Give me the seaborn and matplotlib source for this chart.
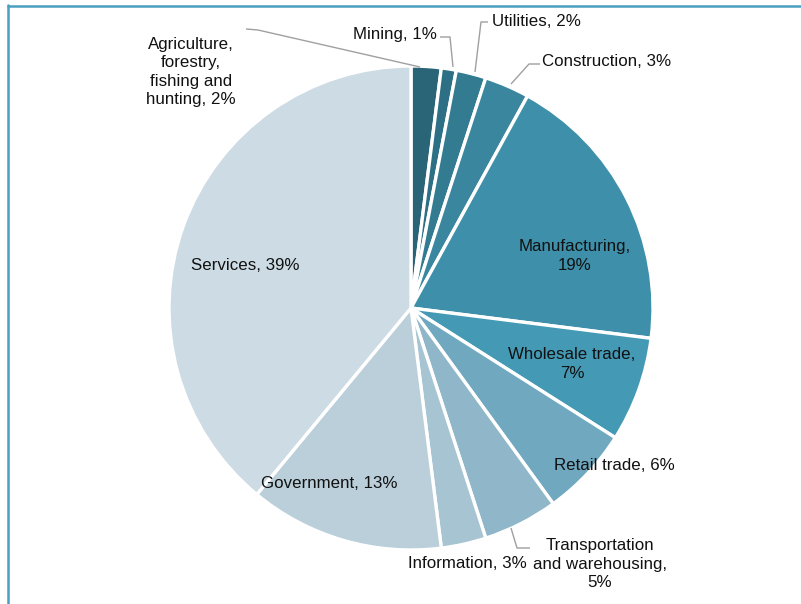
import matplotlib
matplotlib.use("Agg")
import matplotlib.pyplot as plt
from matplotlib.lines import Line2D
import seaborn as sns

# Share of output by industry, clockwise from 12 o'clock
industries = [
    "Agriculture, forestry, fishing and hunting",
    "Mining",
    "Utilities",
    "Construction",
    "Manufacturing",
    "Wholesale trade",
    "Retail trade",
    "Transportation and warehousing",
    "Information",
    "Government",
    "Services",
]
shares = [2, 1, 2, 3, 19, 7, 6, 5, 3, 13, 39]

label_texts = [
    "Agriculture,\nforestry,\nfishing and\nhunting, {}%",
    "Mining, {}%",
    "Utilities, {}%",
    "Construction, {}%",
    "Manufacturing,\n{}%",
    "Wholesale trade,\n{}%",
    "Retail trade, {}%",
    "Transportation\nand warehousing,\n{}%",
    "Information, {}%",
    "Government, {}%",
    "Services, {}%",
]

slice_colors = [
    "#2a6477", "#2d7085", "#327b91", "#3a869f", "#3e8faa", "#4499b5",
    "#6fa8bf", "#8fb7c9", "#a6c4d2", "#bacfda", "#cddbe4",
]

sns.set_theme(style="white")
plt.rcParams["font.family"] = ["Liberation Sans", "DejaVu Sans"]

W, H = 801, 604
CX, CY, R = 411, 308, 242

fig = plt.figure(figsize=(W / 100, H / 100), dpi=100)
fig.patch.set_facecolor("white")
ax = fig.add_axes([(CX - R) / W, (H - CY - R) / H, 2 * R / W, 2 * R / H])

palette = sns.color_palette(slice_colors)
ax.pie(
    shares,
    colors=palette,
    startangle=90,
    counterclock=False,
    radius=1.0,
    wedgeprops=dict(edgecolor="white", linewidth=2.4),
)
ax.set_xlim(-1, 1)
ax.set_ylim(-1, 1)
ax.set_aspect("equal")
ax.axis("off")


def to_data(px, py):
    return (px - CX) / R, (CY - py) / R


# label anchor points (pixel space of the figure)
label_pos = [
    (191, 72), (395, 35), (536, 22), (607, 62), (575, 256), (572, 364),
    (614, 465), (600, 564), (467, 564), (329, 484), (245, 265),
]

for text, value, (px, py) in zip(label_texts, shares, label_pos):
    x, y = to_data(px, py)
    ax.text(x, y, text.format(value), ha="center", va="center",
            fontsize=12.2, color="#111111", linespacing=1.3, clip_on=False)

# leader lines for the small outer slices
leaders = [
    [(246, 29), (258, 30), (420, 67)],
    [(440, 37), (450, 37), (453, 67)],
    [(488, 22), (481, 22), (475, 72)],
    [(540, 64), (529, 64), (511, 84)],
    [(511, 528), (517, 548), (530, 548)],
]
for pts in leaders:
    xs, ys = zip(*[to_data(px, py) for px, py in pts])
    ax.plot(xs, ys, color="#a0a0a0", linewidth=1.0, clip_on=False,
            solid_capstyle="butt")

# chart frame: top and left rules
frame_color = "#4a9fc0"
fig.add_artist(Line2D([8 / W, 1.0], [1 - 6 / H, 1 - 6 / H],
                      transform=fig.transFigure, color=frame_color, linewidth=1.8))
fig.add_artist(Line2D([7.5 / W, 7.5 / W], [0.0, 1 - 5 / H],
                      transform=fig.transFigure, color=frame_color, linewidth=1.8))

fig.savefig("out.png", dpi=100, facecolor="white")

**Task to complete**
Except for the pictures, copy the material above exactly.

**Response to the task**
Give me the seaborn and matplotlib source for this chart.
import matplotlib
matplotlib.use("Agg")
import matplotlib.pyplot as plt
from matplotlib.lines import Line2D
import seaborn as sns

# Share of output by industry, clockwise from 12 o'clock
industries = [
    "Agriculture, forestry, fishing and hunting",
    "Mining",
    "Utilities",
    "Construction",
    "Manufacturing",
    "Wholesale trade",
    "Retail trade",
    "Transportation and warehousing",
    "Information",
    "Government",
    "Services",
]
shares = [2, 1, 2, 3, 19, 7, 6, 5, 3, 13, 39]

label_texts = [
    "Agriculture,\nforestry,\nfishing and\nhunting, {}%",
    "Mining, {}%",
    "Utilities, {}%",
    "Construction, {}%",
    "Manufacturing,\n{}%",
    "Wholesale trade,\n{}%",
    "Retail trade, {}%",
    "Transportation\nand warehousing,\n{}%",
    "Information, {}%",
    "Government, {}%",
    "Services, {}%",
]

slice_colors = [
    "#2a6477", "#2d7085", "#327b91", "#3a869f", "#3e8faa", "#4499b5",
    "#6fa8bf", "#8fb7c9", "#a6c4d2", "#bacfda", "#cddbe4",
]

sns.set_theme(style="white")
plt.rcParams["font.family"] = ["Liberation Sans", "DejaVu Sans"]

W, H = 801, 604
CX, CY, R = 411, 308, 242

fig = plt.figure(figsize=(W / 100, H / 100), dpi=100)
fig.patch.set_facecolor("white")
ax = fig.add_axes([(CX - R) / W, (H - CY - R) / H, 2 * R / W, 2 * R / H])

palette = sns.color_palette(slice_colors)
ax.pie(
    shares,
    colors=palette,
    startangle=90,
    counterclock=False,
    radius=1.0,
    wedgeprops=dict(edgecolor="white", linewidth=2.4),
)
ax.set_xlim(-1, 1)
ax.set_ylim(-1, 1)
ax.set_aspect("equal")
ax.axis("off")


def to_data(px, py):
    return (px - CX) / R, (CY - py) / R


# label anchor points (pixel space of the figure)
label_pos = [
    (191, 72), (395, 35), (536, 22), (607, 62), (575, 256), (572, 364),
    (614, 465), (600, 564), (467, 564), (329, 484), (245, 265),
]

for text, value, (px, py) in zip(label_texts, shares, label_pos):
    x, y = to_data(px, py)
    ax.text(x, y, text.format(value), ha="center", va="center",
            fontsize=12.2, color="#111111", linespacing=1.3, clip_on=False)

# leader lines for the small outer slices
leaders = [
    [(246, 29), (258, 30), (420, 67)],
    [(440, 37), (450, 37), (453, 67)],
    [(488, 22), (481, 22), (475, 72)],
    [(540, 64), (529, 64), (511, 84)],
    [(511, 528), (517, 548), (530, 548)],
]
for pts in leaders:
    xs, ys = zip(*[to_data(px, py) for px, py in pts])
    ax.plot(xs, ys, color="#a0a0a0", linewidth=1.0, clip_on=False,
            solid_capstyle="butt")

# chart frame: top and left rules
frame_color = "#4a9fc0"
fig.add_artist(Line2D([8 / W, 1.0], [1 - 6 / H, 1 - 6 / H],
                      transform=fig.transFigure, color=frame_color, linewidth=1.8))
fig.add_artist(Line2D([7.5 / W, 7.5 / W], [0.0, 1 - 5 / H],
                      transform=fig.transFigure, color=frame_color, linewidth=1.8))

fig.savefig("out.png", dpi=100, facecolor="white")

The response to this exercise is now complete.